This northerly region of 11 narrow glacial lakes might seem at first blush an unlikely wine district, but grapes have always been a primary crop. In 1860, the Pleasant Valley Wine Co. of Hammondsport became the first bonded, or federally licensed, winery in the nation, and by the end of the century, Taylor Wines, Gold Seal, and others were producing a prodigious quantity of New York State Champagne, a sweet, bulk-process sparkling wine made from native grape varieties.
But things have changed. In the late 1950s, vineyards began experimenting with French-American hybrid wine grapes. Walter S. Taylor, scion of the Taylor Wine Co. clan, parted ways with the family business in 1970 and made his Bully Hill Winery the bastion of these winter-hardy, heavy-bearing hybrids. The winery's ''museum" lauds the family's contributions to viticulture and lays out in cranky detail Walter's losing legal battle to put his own name on his winery. ( Coca-Cola owned Taylor Wine Co. then and argued that consumers would be confused by another Taylor winery.) The late founder's feisty mien persists. As visitors taste the Bully Hill wines, they are encouraged to recite a mantra that begins, ''Napa is for auto parts."
By the 1960s, a few pioneers were adopting sophisticated cultivation practices to raise European wine grapes typical of cool climates like Alsace and Champagne. When their experiments literally bore fruit, the winemaking gold rush was on, as entrepreneurs sought the ''next Napa-Sonoma." Today, some 90 wineries carry the Finger Lakes appellation, and most of them are open for tastings and tours.

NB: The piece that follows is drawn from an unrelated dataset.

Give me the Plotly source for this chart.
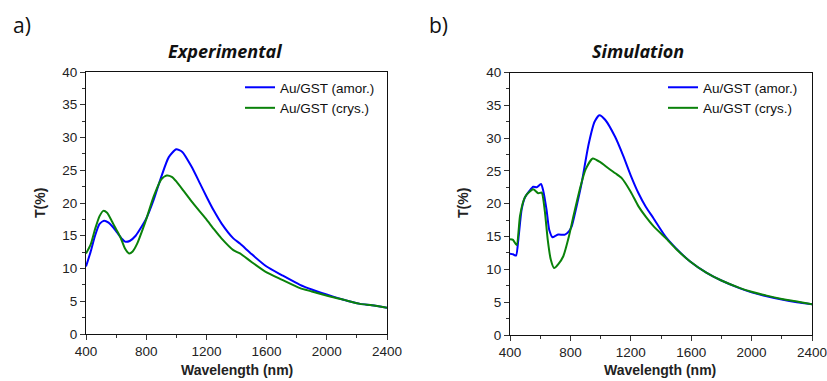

Right now, the wineries are in the thick of the harvest.
''Eight to 10 people harvest all 60 acres by hand," said Dan Mitchell of Fox Run Vineyards. ''They can be more selective than a machine." The vineyard and winery tour at Fox Run is a good introduction to contemporary Finger Lakes winemaking. Mitchell demonstrated the grape trellising system developed at nearby Cornell University, led the group through state-of-the-art crushing and fermenting equipment, and explained the effects of aging in different kinds of oak barrels.